#### INFORMATION PROVIDED
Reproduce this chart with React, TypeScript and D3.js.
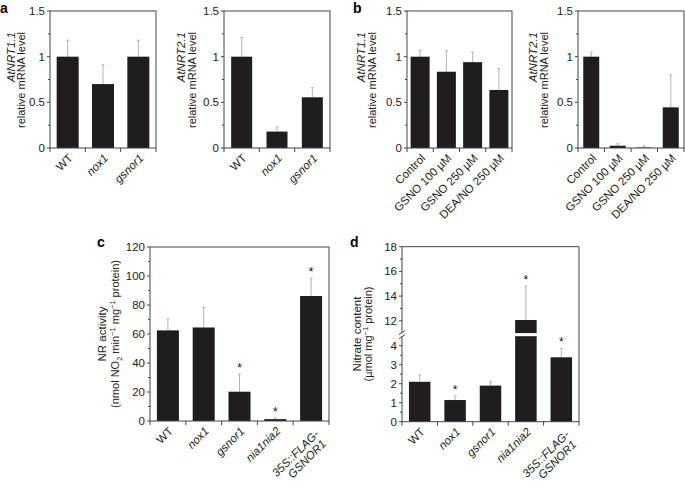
import React from "react";
import * as d3 from "d3";

const FONT = "'Liberation Sans', Arial, Helvetica, sans-serif";
const BAR = "#1f1d1e";
const AXIS = "#444";
const ERR = "#b3b3b3";

// ---------- data ----------
const genotypesAB = ["WT", "nox1", "gsnor1"];
const treatments = ["Control", "GSNO 100 µM", "GSNO 250 µM", "DEA/NO 250 µM"];
const genotypesCD = ["WT", "nox1", "gsnor1", "nia1nia2", "35S::FLAG-|GSNOR1"];
const plainLabels = ["WT", "Control", "GSNO 100 µM", "GSNO 250 µM", "DEA/NO 250 µM"];

const nrt11Mut = [1.0, 0.7, 1.0];
const nrt11MutErr = [0.18, 0.21, 0.18];
const nrt21Mut = [1.0, 0.18, 0.555];
const nrt21MutErr = [0.21, 0.05, 0.105];
const nrt11Trt = [1.0, 0.835, 0.94, 0.635];
const nrt11TrtErr = [0.07, 0.23, 0.11, 0.235];
const nrt21Trt = [1.0, 0.025, 0.005, 0.445];
const nrt21TrtErr = [0.05, 0.02, 0.02, 0.355];

const nrActivity = [62.5, 64.5, 20.2, 1.3, 86.2];
const nrActivityErr = [7.8, 13.9, 12.2, 0.8, 12.2];
const nrSig = [false, false, true, true, true];

const nitrate = [2.1, 1.14, 1.9, 12.06, 3.39];
const nitrateErr = [0.36, 0.21, 0.2, 2.75, 0.47];
const nitrateSig = [false, true, false, true, true];

const topTicks = [0, 0.5, 1, 1.5];
const topTickLabels = ["0", "0.5", "1", "1.5"];
const topMinor = [0.25, 0.75, 1.25];
const cTicks = [0, 20, 40, 60, 80, 100, 120];
const cMinor = [10, 30, 50, 70, 90, 110];
const dLowTicks = [0, 1, 2, 3, 4];
const dLowMinor = [0.5, 1.5, 2.5, 3.5];
const dHighTicks = [12, 14, 16, 18];
const dHighMinor = [13, 15, 17];

// ---------- helpers ----------
const isItalic = (s: string) => !plainLabels.includes(s);
const TXT = "#222";

function XLabel({ cx, y, label, fs }: { cx: number; y: number; label: string; fs: number }) {
  const lines = label.split("|");
  const it = isItalic(label) ? "italic" : "normal";
  if (lines.length === 1) {
    return (
      <text transform={`translate(${cx + 3},${y + 8}) rotate(-45)`} textAnchor="end" dy="0.35em"
        fontSize={fs} fontStyle={it} fontFamily={FONT} fill={TXT}>{label}</text>
    );
  }
  return (
    <g transform={`translate(${cx + 3},${y + 8}) rotate(-45)`}>
      <text textAnchor="end" x={0} y={4} dy="0.35em" fontSize={fs} fontStyle={it} fontFamily={FONT} fill={TXT}>{lines[0]}</text>
      <text textAnchor="end" x={-2} y={16} dy="0.35em" fontSize={fs} fontStyle={it} fontFamily={FONT} fill={TXT}>{lines[1]}</text>
    </g>
  );
}

type PanelProps = {
  cats: string[];
  vals: number[];
  errs: number[];
  sig?: boolean[];
  x0: number;
  x1: number;
  barW: number;
  y: (v: number) => number;
  yTop: number;
  yBot: number;
  fs: number;
};

function Bars({ cats, vals, errs, sig, x0, x1, barW, y, yBot, fs }: PanelProps) {
  const x = d3.scaleBand<string>().domain(cats).range([x0, x1]).padding(0);
  const bw = x.bandwidth();
  return (
    <g>
      {cats.map((c, i) => {
        const cx = (x(c) as number) + bw / 2;
        const top = y(vals[i]);
        const et = y(vals[i] + errs[i]);
        return (
          <g key={c}>
            <line x1={cx} x2={cx} y1={top} y2={et} stroke={ERR} strokeWidth={1} />
            <line x1={cx - 1.5} x2={cx + 1.5} y1={et} y2={et} stroke={ERR} strokeWidth={1} />
            <rect x={cx - barW / 2} y={top} width={barW} height={Math.max(0, yBot - top)} fill={BAR} />
            {sig && sig[i] ? (
              <text x={cx} y={et - 2} textAnchor="middle" fontSize={12} fontFamily={FONT} fill="#111">*</text>
            ) : null}
          </g>
        );
      })}
      {d3.range(cats.length + 1).map((i) => {
        const xx = x0 + i * bw;
        return <line key={i} x1={xx} x2={xx} y1={yBot} y2={yBot + 4} stroke={AXIS} strokeWidth={1} />;
      })}
      {cats.map((c) => (
        <XLabel key={c} cx={(x(c) as number) + bw / 2} y={yBot} label={c} fs={fs} />
      ))}
    </g>
  );
}

function YTicks({ ax, y, ticks, labels, minor }: { ax: number; y: (v: number) => number; ticks: number[]; labels: string[]; minor: number[] }) {
  return (
    <g>
      {ticks.map((t, i) => (
        <g key={"t" + t}>
          <line x1={ax - 3} x2={ax} y1={y(t)} y2={y(t)} stroke={AXIS} />
          <text x={ax - 5} y={y(t)} dy="0.35em" textAnchor="end" fontSize={11.5} fontFamily={FONT} fill={TXT}>{labels[i]}</text>
        </g>
      ))}
      {minor.map((t) => (
        <line key={"m" + t} x1={ax - 2} x2={ax} y1={y(t)} y2={y(t)} stroke={AXIS} />
      ))}
    </g>
  );
}

export default function App() {
  const topY = d3.scaleLinear().domain([0, 1.5]).range([148, 11]);
  const cY = d3.scaleLinear().domain([0, 120]).range([421, 247]);
  const dLow = d3.scaleLinear().domain([0, 4.5]).range([421.7, 336.2]);
  const dHigh = d3.scaleLinear().domain([11, 18]).range([333.1, 246.7]);
  const dY = (v: number) => (v <= 4.5 ? dLow(v) : dHigh(v));

  const topPanels = [
    { cats: genotypesAB, vals: nrt11Mut, errs: nrt11MutErr, x0: 50, x1: 156, barW: 22, gene: "AtNRT1.1", lx: [10.5, 21.5] },
    { cats: genotypesAB, vals: nrt21Mut, errs: nrt21MutErr, x0: 224, x1: 330, barW: 21, gene: "AtNRT2.1", lx: [181, 192] },
    { cats: treatments, vals: nrt11Trt, errs: nrt11TrtErr, x0: 407, x1: 512, barW: 19, gene: "AtNRT1.1", lx: [361, 372] },
    { cats: treatments, vals: nrt21Trt, errs: nrt21TrtErr, x0: 578, x1: 684, barW: 16, gene: "AtNRT2.1", lx: [533, 544] },
  ];

  const dx = d3.scaleBand<string>().domain(genotypesCD).range([402, 579]).padding(0);

  return (
    <svg width={685} height={487} style={{ position: "absolute", left: 0, top: 0, background: "#fff" }}>
      {/* panel letters */}
      <text x={0} y={13} fontSize={14} fontWeight="bold" fontFamily={FONT}>a</text>
      <text x={353} y={13} fontSize={14} fontWeight="bold" fontFamily={FONT}>b</text>
      <text x={97} y={247} fontSize={14} fontWeight="bold" fontFamily={FONT}>c</text>
      <text x={350} y={247} fontSize={14} fontWeight="bold" fontFamily={FONT}>d</text>

      {topPanels.map((p, k) => (
        <g key={k}>
          <Bars cats={p.cats} vals={p.vals} errs={p.errs} x0={p.x0} x1={p.x1} barW={p.barW} y={topY} yTop={11} yBot={148} fs={11.5} />
          <rect x={p.x0} y={11} width={p.x1 - p.x0} height={137} fill="none" stroke={AXIS} strokeWidth={1} />
          <YTicks ax={p.x0} y={topY} ticks={topTicks} labels={topTickLabels} minor={topMinor} />
          <text transform={`translate(${p.lx[0]},32) rotate(-90)`} textAnchor="end" dy="0.35em" fontSize={11.5} fontStyle="italic" fontFamily={FONT} fill={TXT}>{p.gene}</text>
          <text transform={`translate(${p.lx[1]},32) rotate(-90)`} textAnchor="end" dy="0.35em" fontSize={11} fontFamily={FONT} fill={TXT}>relative mRNA level</text>
        </g>
      ))}

      {/* panel c */}
      <Bars cats={genotypesCD} vals={nrActivity} errs={nrActivityErr} sig={nrSig} x0={150} x1={329} barW={22} y={cY} yTop={247} yBot={421} fs={11.5} />
      <rect x={150} y={247} width={179} height={174} fill="none" stroke={AXIS} strokeWidth={1} />
      <YTicks ax={150} y={cY} ticks={cTicks} labels={cTicks.map(String)} minor={cMinor} />
      <text transform="translate(101.5,334) rotate(-90)" textAnchor="middle" dy="0.35em" fontSize={11.5} fontFamily={FONT} fill={TXT}>NR activity</text>
      <text transform="translate(115,334) rotate(-90)" textAnchor="middle" dy="0.35em" fontSize={11} fontFamily={FONT} fill={TXT}>
        <tspan>(nmol NO</tspan>
        <tspan fontSize={7.5} dy={3}>2</tspan>
        <tspan dy={-3}> min</tspan>
        <tspan fontSize={7.5} dy={-4}>−1</tspan>
        <tspan dy={4}> mg</tspan>
        <tspan fontSize={7.5} dy={-4}>−1</tspan>
        <tspan dy={4}> protein)</tspan>
      </text>

      {/* panel d */}
      <Bars cats={genotypesCD} vals={nitrate} errs={nitrateErr} sig={nitrateSig} x0={402} x1={579} barW={21.5} y={dY} yTop={247} yBot={421.7} fs={11.5} />
      <rect x={(dx("nia1nia2") as number) + dx.bandwidth() / 2 - 12} y={dHigh(11)} width={24} height={dLow(4.5) - dHigh(11)} fill="#fff" />
      <line x1={402} x2={579} y1={246.7} y2={246.7} stroke={AXIS} />
      <line x1={579} x2={579} y1={246.7} y2={421.7} stroke={AXIS} />
      <line x1={402} x2={579} y1={421.7} y2={421.7} stroke={AXIS} />
      <line x1={402} x2={402} y1={246.7} y2={dHigh(11)} stroke={AXIS} />
      <line x1={402} x2={402} y1={dLow(4.5)} y2={421.7} stroke={AXIS} />
      <line x1={399} x2={405} y1={dHigh(11) + 1.5} y2={dHigh(11) - 2.5} stroke={AXIS} />
      <line x1={399} x2={405} y1={dLow(4.5) + 2.5} y2={dLow(4.5) - 1.5} stroke={AXIS} />
      <YTicks ax={402} y={dLow} ticks={dLowTicks} labels={dLowTicks.map(String)} minor={dLowMinor} />
      <YTicks ax={402} y={dHigh} ticks={dHighTicks} labels={dHighTicks.map(String)} minor={dHighMinor} />
      <text transform="translate(356.5,334) rotate(-90)" textAnchor="middle" dy="0.35em" fontSize={11.5} fontFamily={FONT} fill={TXT}>Nitrate content</text>
      <text transform="translate(368,334) rotate(-90)" textAnchor="middle" dy="0.35em" fontSize={11} fontFamily={FONT} fill={TXT}>
        <tspan>(µmol mg</tspan>
        <tspan fontSize={7.5} dy={-4}>−1</tspan>
        <tspan dy={4}> protein)</tspan>
      </text>
    </svg>
  );
}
########
SET EXERCISE.
Within the material above, find the lines that contain the word "React"; copy them.

FINISHED EXERCISE.
Reproduce this chart with React, TypeScript and D3.js.
import React from "react";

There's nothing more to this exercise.